SNSやオンラインコミュニティではお知らせしていたけれど、先日12月5日のライブ後は自主的な育休期間を取り、表立ったアーティスト活動はしばらくお休みをいただくという決断をした。
もちろん他にも様々な要因はあるけれど、とにかく今しかない子どもとの時間を大切にしたいという気持ち、そしてこの育児ノートの書籍化に注力したいということも大きなテーマのひとつだ。
そうは言ってもまだまだやることは山積しており、育休をとっても手当が出るような身分ではないのでもちろんこれまで通り裏方的な仕事は続けることにはなると思うが、ひとまずこの育児ノートが来年の自分の活動の主軸のひとつになることは間違いない。育児中の方やこれから育児をする方の息抜きや、育児の経験や自分の子ども時代を懐かしく思い出してもらえるようなノートにできたらと考えている。
そんな中むかえた今年のクリスマス、一昨年から「サンタはいる」ということになっているので子どもはすっかりその気になっている。しかし立て続けに様々なことが重なりクリスマスイブの夕方まで全く時間が作れず、どうにかギリギリでネット通販というトナカイを利用してサンタにプレゼントを届けてもらい、息子の仲良しのお友達家族と一緒にクリスマス会をする算段をした。
友人家族たちの力を借り、ケーキやチキン、お菓子の家などの準備をお願いし、ようやくクリスマス会の始まりである。
もしもプレゼントが間に合わなかった場合も想定し、「今年はサンタさんちょっと忙しいらしいよ」などと前振りをしつつもどうにかクリスマス会の予定を調整することが出来たことに、正直ホッとした。
ひとまず大人用のサラダや前菜を作りながら乾杯をしたところで、事件が起きた。
さっきまで元気に遊んでいた息子が、盛大に吐いたのである。
子どもの胃腸炎が流行っているという話は耳にしていて、息子のお友達のひとりも前の週にかかっていたことも知っていたが、最悪のタイミングでそれはやってきた。
ここからは緊急事態宣言の発令である。
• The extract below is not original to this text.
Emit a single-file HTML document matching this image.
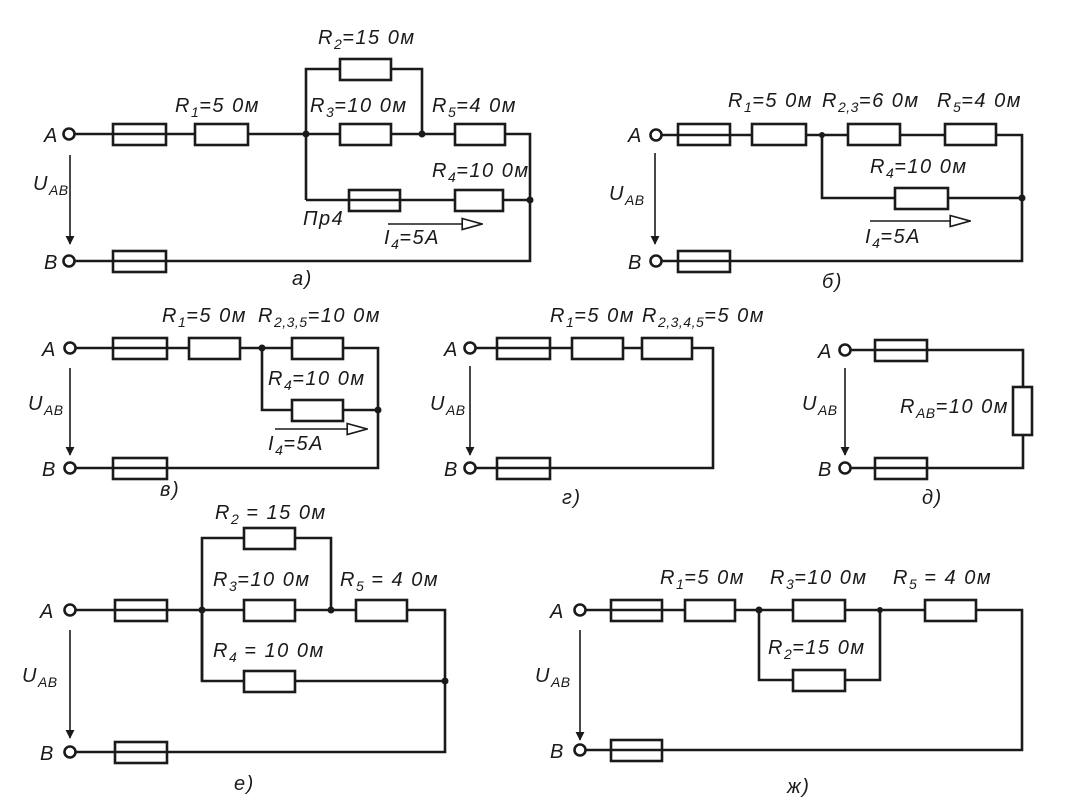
<!DOCTYPE html>
<html><head><meta charset="utf-8"><style>
html,body{margin:0;padding:0;background:#fff}
svg{display:block}
text{font-family:"Liberation Sans",sans-serif;font-style:italic;font-size:20px;fill:#1a1a1a;letter-spacing:1.5px}
.s{font-size:14px;letter-spacing:0.5px}
</style></head><body>
<svg width="1070" height="806" viewBox="0 0 1070 806" xmlns="http://www.w3.org/2000/svg">
<defs>
<marker id="ah" viewBox="0 0 10 10" refX="9" refY="5" markerWidth="9" markerHeight="16" orient="auto" markerUnits="userSpaceOnUse"><path d="M0,0 L10,5 L0,10 Z" fill="#1a1a1a"/></marker>
<marker id="oh" viewBox="0 0 20 12" refX="19" refY="6" markerWidth="22" markerHeight="14" orient="auto" markerUnits="userSpaceOnUse"><path d="M1,1 L19,6 L1,11 Z" fill="#fff" stroke="#1a1a1a" stroke-width="1.5"/></marker>
</defs>
<g fill="none" stroke="#1a1a1a" stroke-width="2.6">
<!-- a) -->
<polyline points="75,134 306,134"/>
<polyline points="306,200 306,69 422,69 422,134"/>
<polyline points="306,134 530,134 530,261 75,261"/>
<polyline points="306,200 530,200"/>
<rect x="113" y="124" width="53" height="21" fill="#fff"/><line x1="113" y1="134" x2="166" y2="134"/>
<rect x="195" y="124" width="53" height="21" fill="#fff"/>
<rect x="340" y="59" width="51" height="21" fill="#fff"/>
<rect x="340" y="124" width="51" height="21" fill="#fff"/>
<rect x="455" y="124" width="50" height="21" fill="#fff"/>
<rect x="349" y="190" width="51" height="21" fill="#fff"/><line x1="349" y1="200" x2="400" y2="200"/>
<rect x="455" y="190" width="48" height="21" fill="#fff"/>
<rect x="113" y="251" width="53" height="21" fill="#fff"/><line x1="113" y1="261" x2="166" y2="261"/>
<circle cx="69" cy="134" r="5.5" fill="#fff"/><circle cx="69" cy="261" r="5.5" fill="#fff"/>
<line x1="70" y1="155" x2="70" y2="244" stroke-width="1.6" marker-end="url(#ah)"/>
<line x1="388" y1="224" x2="482" y2="224" stroke-width="1.4" marker-end="url(#oh)"/>
<!-- b) -->
<polyline points="662,135 1022,135 1022,261 662,261"/>
<polyline points="822,135 822,198 1022,198"/>
<rect x="678" y="124" width="52" height="21" fill="#fff"/><line x1="678" y1="135" x2="730" y2="135"/>
<rect x="752" y="124" width="54" height="21" fill="#fff"/>
<rect x="848" y="124" width="52" height="21" fill="#fff"/>
<rect x="945" y="124" width="51" height="21" fill="#fff"/>
<rect x="895" y="188" width="53" height="21" fill="#fff"/>
<rect x="678" y="251" width="52" height="21" fill="#fff"/><line x1="678" y1="261" x2="730" y2="261"/>
<circle cx="656" cy="135" r="5.5" fill="#fff"/><circle cx="656" cy="261" r="5.5" fill="#fff"/>
<line x1="655" y1="153" x2="655" y2="244" stroke-width="1.6" marker-end="url(#ah)"/>
<line x1="870" y1="221" x2="970" y2="221" stroke-width="1.4" marker-end="url(#oh)"/>
<!-- v) -->
<polyline points="76,348 378,348 378,468 76,468"/>
<polyline points="262,348 262,410 378,410"/>
<rect x="113" y="338" width="54" height="21" fill="#fff"/><line x1="113" y1="348" x2="167" y2="348"/>
<rect x="189" y="338" width="51" height="21" fill="#fff"/>
<rect x="292" y="338" width="51" height="21" fill="#fff"/>
<rect x="292" y="400" width="51" height="21" fill="#fff"/>
<rect x="113" y="458" width="54" height="21" fill="#fff"/><line x1="113" y1="468" x2="167" y2="468"/>
<circle cx="70" cy="348" r="5.5" fill="#fff"/><circle cx="70" cy="468" r="5.5" fill="#fff"/>
<line x1="70" y1="368" x2="70" y2="455" stroke-width="1.6" marker-end="url(#ah)"/>
<line x1="275" y1="429" x2="367" y2="429" stroke-width="1.4" marker-end="url(#oh)"/>
<!-- g) -->
<polyline points="476,348 713,348 713,468 476,468"/>
<rect x="497" y="338" width="53" height="21" fill="#fff"/><line x1="497" y1="348" x2="550" y2="348"/>
<rect x="572" y="338" width="51" height="21" fill="#fff"/>
<rect x="642" y="338" width="50" height="21" fill="#fff"/>
<rect x="497" y="458" width="53" height="21" fill="#fff"/><line x1="497" y1="468" x2="550" y2="468"/>
<circle cx="470" cy="348" r="5.5" fill="#fff"/><circle cx="470" cy="468" r="5.5" fill="#fff"/>
<line x1="470" y1="366" x2="470" y2="455" stroke-width="1.6" marker-end="url(#ah)"/>
<!-- d) -->
<polyline points="851,350 1023,350 1023,468 851,468"/>
<rect x="875" y="340" width="52" height="21" fill="#fff"/><line x1="875" y1="350" x2="927" y2="350"/>
<rect x="1013" y="387" width="19" height="48" fill="#fff"/>
<rect x="875" y="458" width="52" height="21" fill="#fff"/><line x1="875" y1="468" x2="927" y2="468"/>
<circle cx="845" cy="350" r="5.5" fill="#fff"/><circle cx="845" cy="468" r="5.5" fill="#fff"/>
<line x1="845" y1="368" x2="845" y2="455" stroke-width="1.6" marker-end="url(#ah)"/>
<!-- e) -->
<polyline points="76,610 445,610 445,752 76,752"/>
<polyline points="202,681 202,538 331,538 331,610"/>
<polyline points="202,610 202,681 445,681"/>
<rect x="115" y="600" width="52" height="21" fill="#fff"/><line x1="115" y1="610" x2="167" y2="610"/>
<rect x="244" y="528" width="51" height="21" fill="#fff"/>
<rect x="244" y="600" width="51" height="21" fill="#fff"/>
<rect x="356" y="600" width="51" height="21" fill="#fff"/>
<rect x="244" y="671" width="51" height="21" fill="#fff"/>
<rect x="115" y="742" width="52" height="21" fill="#fff"/><line x1="115" y1="752" x2="167" y2="752"/>
<circle cx="70" cy="610" r="5.5" fill="#fff"/><circle cx="70" cy="752" r="5.5" fill="#fff"/>
<line x1="70" y1="630" x2="70" y2="738" stroke-width="1.6" marker-end="url(#ah)"/>
<!-- zh) -->
<polyline points="586,610 1022,610 1022,750 586,750"/>
<polyline points="759,610 759,680 880,680 880,610"/>
<rect x="611" y="600" width="51" height="21" fill="#fff"/><line x1="611" y1="610" x2="662" y2="610"/>
<rect x="685" y="600" width="50" height="21" fill="#fff"/>
<rect x="793" y="600" width="52" height="21" fill="#fff"/>
<rect x="925" y="600" width="51" height="21" fill="#fff"/>
<rect x="793" y="670" width="52" height="21" fill="#fff"/>
<rect x="611" y="740" width="51" height="21" fill="#fff"/><line x1="611" y1="750" x2="662" y2="750"/>
<circle cx="580" cy="610" r="5.5" fill="#fff"/><circle cx="580" cy="750" r="5.5" fill="#fff"/>
<line x1="580" y1="630" x2="580" y2="740" stroke-width="1.6" marker-end="url(#ah)"/>
</g>
<g fill="#1a1a1a">
<circle cx="306" cy="134" r="3.5"/><circle cx="422" cy="134" r="3.5"/><circle cx="530" cy="200" r="3.5"/>
<circle cx="822" cy="135" r="3"/><circle cx="1022" cy="198" r="3.5"/>
<circle cx="262" cy="348" r="3.5"/><circle cx="378" cy="410" r="3.5"/>
<circle cx="202" cy="610" r="3.5"/><circle cx="331" cy="610" r="3.5"/><circle cx="445" cy="681" r="3.5"/>
<circle cx="759" cy="610" r="3.5"/><circle cx="880" cy="610" r="3"/>
</g>
<!-- labels a -->
<text x="44" y="142">A</text><text x="44" y="269">B</text>
<text x="33" y="190">U<tspan class="s" dy="5">AB</tspan></text>
<text x="175" y="112">R<tspan class="s" dy="5">1</tspan><tspan dy="-5">=5 0м</tspan></text>
<text x="318" y="44">R<tspan class="s" dy="5">2</tspan><tspan dy="-5">=15 0м</tspan></text>
<text x="310" y="112">R<tspan class="s" dy="5">3</tspan><tspan dy="-5">=10 0м</tspan></text>
<text x="432" y="112">R<tspan class="s" dy="5">5</tspan><tspan dy="-5">=4 0м</tspan></text>
<text x="432" y="177">R<tspan class="s" dy="5">4</tspan><tspan dy="-5">=10 0м</tspan></text>
<text x="303" y="225">Пр4</text>
<text x="384" y="244">I<tspan class="s" dy="5">4</tspan><tspan dy="-5">=5A</tspan></text>
<text x="292" y="285">a)</text>
<!-- b -->
<text x="628" y="142">A</text><text x="628" y="269">B</text>
<text x="609" y="200">U<tspan class="s" dy="5">AB</tspan></text>
<text x="728" y="107">R<tspan class="s" dy="5">1</tspan><tspan dy="-5">=5 0м</tspan></text>
<text x="822" y="107">R<tspan class="s" dy="5">2,3</tspan><tspan dy="-5">=6 0м</tspan></text>
<text x="937" y="107">R<tspan class="s" dy="5">5</tspan><tspan dy="-5">=4 0м</tspan></text>
<text x="870" y="173">R<tspan class="s" dy="5">4</tspan><tspan dy="-5">=10 0м</tspan></text>
<text x="865" y="243">I<tspan class="s" dy="5">4</tspan><tspan dy="-5">=5A</tspan></text>
<text x="822" y="288">б)</text>
<!-- v -->
<text x="42" y="356">A</text><text x="42" y="476">B</text>
<text x="28" y="410">U<tspan class="s" dy="5">AB</tspan></text>
<text x="162" y="322">R<tspan class="s" dy="5">1</tspan><tspan dy="-5">=5 0м</tspan></text>
<text x="258" y="322">R<tspan class="s" dy="5">2,3,5</tspan><tspan dy="-5">=10 0м</tspan></text>
<text x="268" y="385">R<tspan class="s" dy="5">4</tspan><tspan dy="-5">=10 0м</tspan></text>
<text x="268" y="450">I<tspan class="s" dy="5">4</tspan><tspan dy="-5">=5A</tspan></text>
<text x="160" y="496">в)</text>
<!-- g -->
<text x="444" y="356">A</text><text x="444" y="476">B</text>
<text x="430" y="410">U<tspan class="s" dy="5">AB</tspan></text>
<text x="550" y="322">R<tspan class="s" dy="5">1</tspan><tspan dy="-5">=5 0м</tspan></text>
<text x="642" y="322">R<tspan class="s" dy="5">2,3,4,5</tspan><tspan dy="-5">=5 0м</tspan></text>
<text x="562" y="504">г)</text>
<!-- d -->
<text x="818" y="358">A</text><text x="818" y="476">B</text>
<text x="802" y="410">U<tspan class="s" dy="5">AB</tspan></text>
<text x="900" y="413">R<tspan class="s" dy="5">AB</tspan><tspan dy="-5">=10 0м</tspan></text>
<text x="922" y="504">д)</text>
<!-- e -->
<text x="40" y="618">A</text><text x="40" y="760">B</text>
<text x="22" y="682">U<tspan class="s" dy="5">AB</tspan></text>
<text x="215" y="519">R<tspan class="s" dy="5">2</tspan><tspan dy="-5"> = 15 0м</tspan></text>
<text x="213" y="586">R<tspan class="s" dy="5">3</tspan><tspan dy="-5">=10 0м</tspan></text>
<text x="340" y="586">R<tspan class="s" dy="5">5</tspan><tspan dy="-5"> = 4 0м</tspan></text>
<text x="213" y="657">R<tspan class="s" dy="5">4</tspan><tspan dy="-5"> = 10 0м</tspan></text>
<text x="234" y="790">е)</text>
<!-- zh -->
<text x="550" y="618">A</text><text x="550" y="758">B</text>
<text x="535" y="682">U<tspan class="s" dy="5">AB</tspan></text>
<text x="660" y="584">R<tspan class="s" dy="5">1</tspan><tspan dy="-5">=5 0м</tspan></text>
<text x="770" y="584">R<tspan class="s" dy="5">3</tspan><tspan dy="-5">=10 0м</tspan></text>
<text x="893" y="584">R<tspan class="s" dy="5">5</tspan><tspan dy="-5"> = 4 0м</tspan></text>
<text x="768" y="654">R<tspan class="s" dy="5">2</tspan><tspan dy="-5">=15 0м</tspan></text>
<text x="787" y="793">ж)</text>
</svg>
</body></html>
ウイルス性胃腸炎の恐ろしさはまだ息子が赤ちゃんだった頃のクリスマスに経験済みで、大人に感染すると「周回遅れ」でダメージがやってきて年末年始の時期にどうにもならない状況に追い込まれることは目に見えている。
遊んでくれていたお友達家族にもすぐさま現場から隔離、退避をしてもらい、換気、消毒、吐いたものや衣服、その周辺を全てまとめて処理し、その間にも元気になったと思いきや再び吐く子どもをトイレに連れて行き着替えをさせ、少量の水を時間を空けて与えて様子を見てようやく落ち着いたところでベッドにバスタオルを敷き詰めて休ませた。
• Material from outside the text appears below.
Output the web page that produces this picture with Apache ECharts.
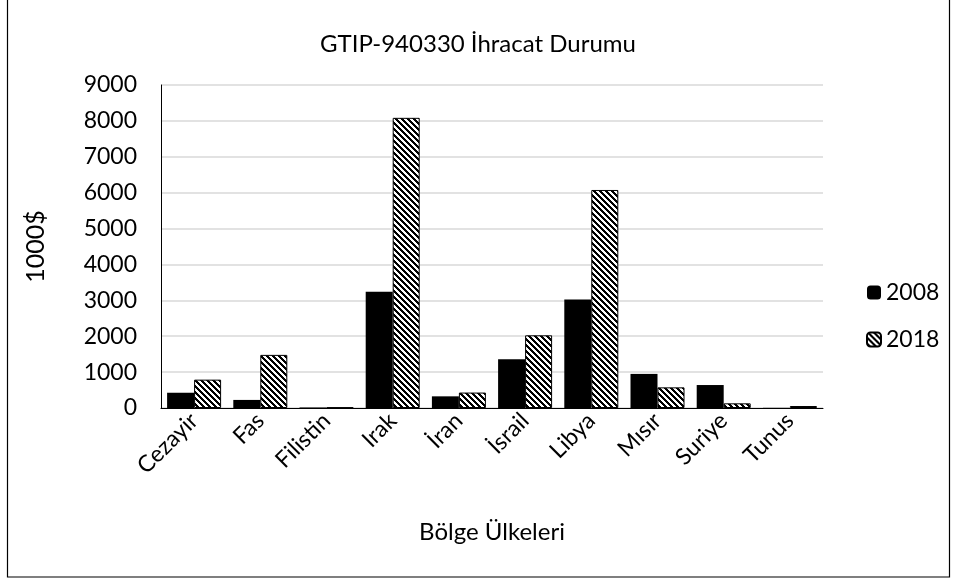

翌朝のクリスマス当日、サンタクロースが自分が欲しかったプレゼントを届けてくれたことを知った息子は大喜びをし、テンションが上がってまた一度吐いたが、おなかは空いているようで「何か食べたい」とずっと言っている。
この状況で食欲がある息子に驚きつつも、「おなかがびっくりしてまた吐いちゃうから、少しずつね」と少量のすりおろしたリンゴやバナナ、トーストなど負担にならないものを時間を空けて食べさせ、その間はお気に入りのアニメをなんでも見せて気を紛らわせた。
嘔吐が収まって今度は「うんち」である。「ちょっぴり出ちゃった」という言葉に慌ててトイレに連れて行くと、やはりお腹をこわしている様子である。覚悟をして臨むと、出てきたのは思いがけずしっかりとした、大人顔負けの大きくてきれいなものだった。思わず「なんでやねん!」という言葉が心の中で浮かんだが、とにかく悪化していないことに胸を撫で下ろした。
夜になり、その後も「何か食べたい」と言い続けるのでその度に少しずつ消化の良いものを与えて様子を見ていたが、おもちゃで遊んだりアニメを見たり楽しそうにしていて、ふと振り返るとまたソファーで逆立ちをしていた。
「ウソでしょ?」という言葉がまた心の中で浮かんだが、逆立ちができるようになったならもう大丈夫か、と少し肩の力が抜けた。
寝る前に最後のゼリーを少しだけ食べさせていると、息子がつぶやいた。
「ラーメン食べたい。。。」
「え。。。? 今なんて言ったの?」
「ラーメン食べたいっ」
子どものスピード感にますますついていけなくなっている自分を実感したクリスマスだった。